Offers to speak at expensive dinner engagements still flood in from all over the world - he heads off to Taiwan shortly to fulfil his next booking. But Galway United gives him stability and the good wishes have come in from guys he knew back in the Barings days before the game turned bad.
He talks about that time as "an outer-body experience" and sometimes struggles to reconcile his 38-year-old self with that old London kid who nearly shook the world of its axis one day in 1995. And as he sits within view of the sunny Salthill promenade picking at a piece of chocolate cake, friendly and engaging and optimistic, it is easy to understand how far away he must sometimes feel himself to be from his alter ego as the rogue trader extraordinaire.

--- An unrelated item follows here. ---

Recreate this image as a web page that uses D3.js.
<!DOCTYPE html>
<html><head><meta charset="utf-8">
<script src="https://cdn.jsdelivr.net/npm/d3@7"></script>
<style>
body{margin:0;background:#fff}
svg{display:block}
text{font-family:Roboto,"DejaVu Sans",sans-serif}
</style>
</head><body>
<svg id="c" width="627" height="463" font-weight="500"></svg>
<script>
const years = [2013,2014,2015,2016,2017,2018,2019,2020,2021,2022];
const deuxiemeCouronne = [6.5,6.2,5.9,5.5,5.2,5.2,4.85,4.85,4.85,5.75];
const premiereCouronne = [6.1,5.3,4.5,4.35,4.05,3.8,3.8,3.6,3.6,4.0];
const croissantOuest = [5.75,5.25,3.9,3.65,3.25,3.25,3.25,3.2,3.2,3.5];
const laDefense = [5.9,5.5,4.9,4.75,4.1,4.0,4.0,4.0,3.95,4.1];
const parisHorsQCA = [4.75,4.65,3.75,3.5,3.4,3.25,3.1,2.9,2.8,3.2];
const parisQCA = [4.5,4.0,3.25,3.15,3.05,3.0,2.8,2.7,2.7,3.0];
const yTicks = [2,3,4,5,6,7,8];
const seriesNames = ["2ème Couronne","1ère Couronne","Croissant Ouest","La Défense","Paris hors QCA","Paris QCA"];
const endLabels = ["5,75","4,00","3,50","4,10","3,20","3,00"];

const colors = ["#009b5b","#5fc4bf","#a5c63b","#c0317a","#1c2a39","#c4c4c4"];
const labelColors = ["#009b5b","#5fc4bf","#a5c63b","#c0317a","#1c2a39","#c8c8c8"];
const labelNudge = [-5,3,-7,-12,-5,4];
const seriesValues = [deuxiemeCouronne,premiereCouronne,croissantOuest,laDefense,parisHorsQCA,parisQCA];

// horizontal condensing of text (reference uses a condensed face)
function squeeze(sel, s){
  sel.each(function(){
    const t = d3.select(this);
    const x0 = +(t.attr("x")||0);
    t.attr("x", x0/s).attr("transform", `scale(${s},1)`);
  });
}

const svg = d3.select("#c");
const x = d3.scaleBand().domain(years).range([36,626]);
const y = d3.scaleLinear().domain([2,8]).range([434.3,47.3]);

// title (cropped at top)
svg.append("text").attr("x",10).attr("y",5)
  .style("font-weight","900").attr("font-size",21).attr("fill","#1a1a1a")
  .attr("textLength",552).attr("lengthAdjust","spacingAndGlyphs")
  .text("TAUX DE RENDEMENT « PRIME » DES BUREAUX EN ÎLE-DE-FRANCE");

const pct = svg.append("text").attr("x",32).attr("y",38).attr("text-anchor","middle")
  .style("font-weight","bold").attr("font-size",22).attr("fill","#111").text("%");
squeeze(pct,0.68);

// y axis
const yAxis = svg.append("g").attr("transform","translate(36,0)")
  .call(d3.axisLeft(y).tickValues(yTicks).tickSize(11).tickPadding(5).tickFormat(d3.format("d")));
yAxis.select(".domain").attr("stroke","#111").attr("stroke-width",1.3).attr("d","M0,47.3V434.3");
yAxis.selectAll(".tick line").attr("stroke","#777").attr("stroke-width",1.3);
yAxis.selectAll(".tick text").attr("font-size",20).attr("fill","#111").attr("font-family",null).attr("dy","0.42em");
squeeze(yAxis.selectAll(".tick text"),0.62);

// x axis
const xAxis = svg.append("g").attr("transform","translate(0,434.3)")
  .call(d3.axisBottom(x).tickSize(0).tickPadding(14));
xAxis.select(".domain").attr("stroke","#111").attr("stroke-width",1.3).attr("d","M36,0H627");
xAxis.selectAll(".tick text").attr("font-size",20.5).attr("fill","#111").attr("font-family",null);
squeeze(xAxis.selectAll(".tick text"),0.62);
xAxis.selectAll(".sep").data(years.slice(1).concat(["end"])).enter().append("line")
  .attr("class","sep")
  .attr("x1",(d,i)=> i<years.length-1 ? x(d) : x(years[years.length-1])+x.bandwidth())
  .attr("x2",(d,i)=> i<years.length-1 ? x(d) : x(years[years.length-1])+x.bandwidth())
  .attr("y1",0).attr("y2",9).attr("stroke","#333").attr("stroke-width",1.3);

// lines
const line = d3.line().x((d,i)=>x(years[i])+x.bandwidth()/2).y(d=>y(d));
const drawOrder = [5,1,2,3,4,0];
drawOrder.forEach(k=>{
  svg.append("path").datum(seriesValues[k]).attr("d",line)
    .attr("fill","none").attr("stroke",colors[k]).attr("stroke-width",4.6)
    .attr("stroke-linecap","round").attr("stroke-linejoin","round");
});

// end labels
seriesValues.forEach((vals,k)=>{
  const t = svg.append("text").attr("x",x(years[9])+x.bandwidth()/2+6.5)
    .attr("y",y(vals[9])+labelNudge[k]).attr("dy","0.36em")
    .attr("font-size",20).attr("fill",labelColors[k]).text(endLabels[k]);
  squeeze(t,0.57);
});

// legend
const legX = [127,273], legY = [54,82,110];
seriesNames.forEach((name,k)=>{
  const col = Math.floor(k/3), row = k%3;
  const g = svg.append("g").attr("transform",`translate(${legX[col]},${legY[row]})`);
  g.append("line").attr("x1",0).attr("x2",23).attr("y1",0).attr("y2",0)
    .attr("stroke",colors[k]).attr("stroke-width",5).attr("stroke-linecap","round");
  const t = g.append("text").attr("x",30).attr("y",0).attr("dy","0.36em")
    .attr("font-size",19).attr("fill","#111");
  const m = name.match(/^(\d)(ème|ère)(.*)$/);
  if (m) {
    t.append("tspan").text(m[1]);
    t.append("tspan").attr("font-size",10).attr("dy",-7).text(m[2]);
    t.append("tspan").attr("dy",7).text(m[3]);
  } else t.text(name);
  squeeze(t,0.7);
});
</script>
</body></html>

Still, everything is relative. Living in Barna, he sometimes drinks pints with Hector Ó hEochagáin and marvels at how the flame-haired Meath man has become such public property. Leeson can walk around his adopted home place in peace and that means everything.
Potential sponsors in the city and beyond will be getting phone calls from one of the most loaded names in the history of international finance over the coming weeks and months.
Leeson does not ever expect to fully escape the consequences of those lost months in Singapore. Although he accepts what happened was preposterous and wrong, he never felt as if he had behaved in a malevolent way and it is not difficult to believe him.
"There was never any criminal intent there," he says seriously. "I was never set out to hurt anyone and never fully understood how dramatic the consequences of my behaviour. I didn't ever know Barings was only worth £250 million yet when I requested £500 million from them, they gave it to me, no questions. What I did was downright stupid and I was prepared to take responsibility for my actions. I think I did do that."
And he has paid a fair old price. Nobody is begrudging him this shot at redemption. So begins his second act.
Terryland is not Maine Road, but it is about football. Football and money, same as it ever was. The boy Leeson is back in the game and, as the pundits are fond of saying, he's a bit special.